Her childhood was unusual. She was born on December 25, 1821, in North Oxford, Massachusetts, and named Clarissa Harlowe Barton after an aunt, who in turn had been named for a popular novel of her day. Her parents, Capt. Stephen Barton and Sarah Stone Barton, had four other children, all at least 10 years of age by the time this child was born. Thus Clara—as she was always called—was born into a world of adults and, as she later recalled, “had no playmates, but in effect six fathers and mothers.” She might well have added “six teachers,” for she noted that “all took charge of me, all educated me according to personal taste.”
Sarah Stone Barton was a native New Englander and was born in 1787. She married at age 17, and in her first seven years of marriage, she gave birth to her first four children. The last, Clara, followed after a ten-year interval.
Sally Barton, her mother, was an erratic, nervous woman, with a reputation for profanity and a violent temper. She vented her frustrations in compulsive housework, and Clara Barton later recalled that her mother “never slept after 3 o’clock in the morning” and “always did two days work in one.” Sally Barton spent little time with her youngest daughter, preferring to leave her with other family members.

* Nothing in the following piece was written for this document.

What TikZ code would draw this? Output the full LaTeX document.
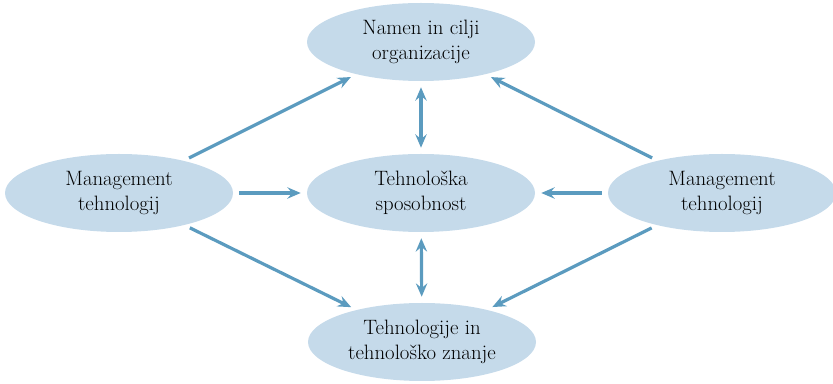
\documentclass[tikz,border=0pt]{standalone}
\usepackage{amsmath,amssymb}
\usepackage{tikz}
\usetikzlibrary{shapes.geometric,arrows.meta}

\definecolor{bubble}{HTML}{C5DAEA}
\definecolor{arrowblue}{HTML}{5B9BBF}

\begin{document}
\begin{tikzpicture}[x=0.75pt, y=-0.75pt,
  goal/.style={ellipse, fill=bubble, minimum width=171pt, minimum height=58.5pt,
    inner sep=0pt, align=center, text=black, font=\fontsize{15.6}{18.75}\selectfont},
  link/.style={draw=arrowblue, line width=2.4pt, shorten <=4.5pt, shorten >=4.5pt,
    -{Stealth[length=10pt, width=8.5pt, inset=3.5pt]}}]
  \useasboundingbox (0,0) rectangle (833,384);
  \node[goal] (N) at (421,42) {Namen in cilji\\organizacije};
  \node[goal] (T) at (421,193) {Tehnološka\\sposobnost};
  \node[goal] (L) at (119,193) {Management\\tehnologij};
  \node[goal] (R) at (722,193) {Management\\tehnologij};
  \node[goal] (K) at (422,342) {Tehnologije in\\tehnološko znanje};
  \draw[link] (L) to (T);
  \draw[link] (R) to (T);
  \draw[link] (L) to (N);
  \draw[link] (L) to (K);
  \draw[link] (R) to (N);
  \draw[link] (R) to (K);
  \draw[link, {Stealth[length=10pt, width=8.5pt, inset=3.5pt]}-{Stealth[length=10pt, width=8.5pt, inset=3.5pt]}] (T) to (N);
  \draw[link, {Stealth[length=10pt, width=8.5pt, inset=3.5pt]}-{Stealth[length=10pt, width=8.5pt, inset=3.5pt]}] (T) to (K);
\end{tikzpicture}
\end{document}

Thus Clara Barton learned political and military lore from her father, mathematics from her brother Stephen, and horseback riding from brother David. Her two sisters, Sally and Dolly, concentrated on teaching her academic subjects. Besides this household instruction, she attended both private and public schools in the Oxford area.
She was a serious child, anxious to learn, but timid to try. Her later reminiscences of childhood were filled with stories of frightful thunderstorms, intimidating schools, encounters with snakes, and crippling illnesses. When she was six her sister Dolly, who had been an intellectual girl, became mentally unbalanced, and the family had to lock her in a room with barred windows. Once Dolly escaped and chased David’s wife, Julia, around the yard with an ax in her hand. Clara Barton never publicly mentioned her sister’s insanity, but she privately thought the illness had been brought on by Dolly’s unfulfilled desire to obtain a higher education. This rather frantic home-life and the presence of Dolly in the Barton household must have added greatly to her timidity and to her later emotional instability.
Barton developed great loyalty for her family, eccentric as they were. On one occasion she nursed her brother David for two years after he was seriously injured in a fall. Later she used her political influence to assist family members; for example, to defend a cousin’s job or to secure suitable military appointment for a relative. Throughout her life she was a faithful correspondent, continually interested in the affairs of nephews, nieces, cousins, brothers, and sisters. And in later years she described her family life in glowing terms, never mentioning her mother’s tantrums or Dolly’s insanity. Her devotion also extended to family friends.
The Bartons were quintessentially industrious. David and Stephen Barton were businessmen, successful pioneers of milling techniques. Clara Barton’s two sisters taught school; a cousin became the first woman Post Office official in Worcester County, Massachusetts. Such diligence was one of the great influences in Clara Barton’s life. “You have never known me without work,” she wrote when in her eighties, “and you never will. It has always been a part of the best religion I had.”
She began work early. She had been an intellectually precocious child and by her late teens was competent to teach. She first taught in the Oxford schools, and later she conducted classes for the children of workers in the Barton family mills. In these one-room schools she gained a reputation for first-rate scholarship and excellent discipline. She expelled and whipped students when necessary, but mostly she cajoled them into obedience through affection and respect. When her first school won the district’s highest marks for discipline, she remonstrated: “I thought it the greatest injustice ... [for] there had been no discipline.... Child that I was, I did not know that the surest test of discipline is its absence.”
Barton was introspective and keenly aware of herself as an individual, and this enabled her to view her students individually. She gave them such personal attention that scores of former pupils wrote to her in later years, confident that their uniqueness had touched her. Barton in turn called her pupils “my boys” and made no apologies for her loyalty. “They were all mine,” she recalled in the second part of her autobiography, “second only to the claims and interests of the real mother.... And so they had remained. Scattered over the world, some near, some far, I have been their confidant.... I count little in comparison with the faithful grateful love I hold today of the few survivors of my Oxford school.”
Teaching thus reinforced her loyalty and her sense of individuality. Her excellence as an instructor also had the effect of mitigating her introversion and strengthening her self-assurance. Indeed, she became confident enough to teach the roughest district schools and to demand pay equal to a man’s. “I may sometimes be willing to teach for nothing,” she told one school board, “but if paid at all, I shall never do a man’s work for less than a man’s pay.”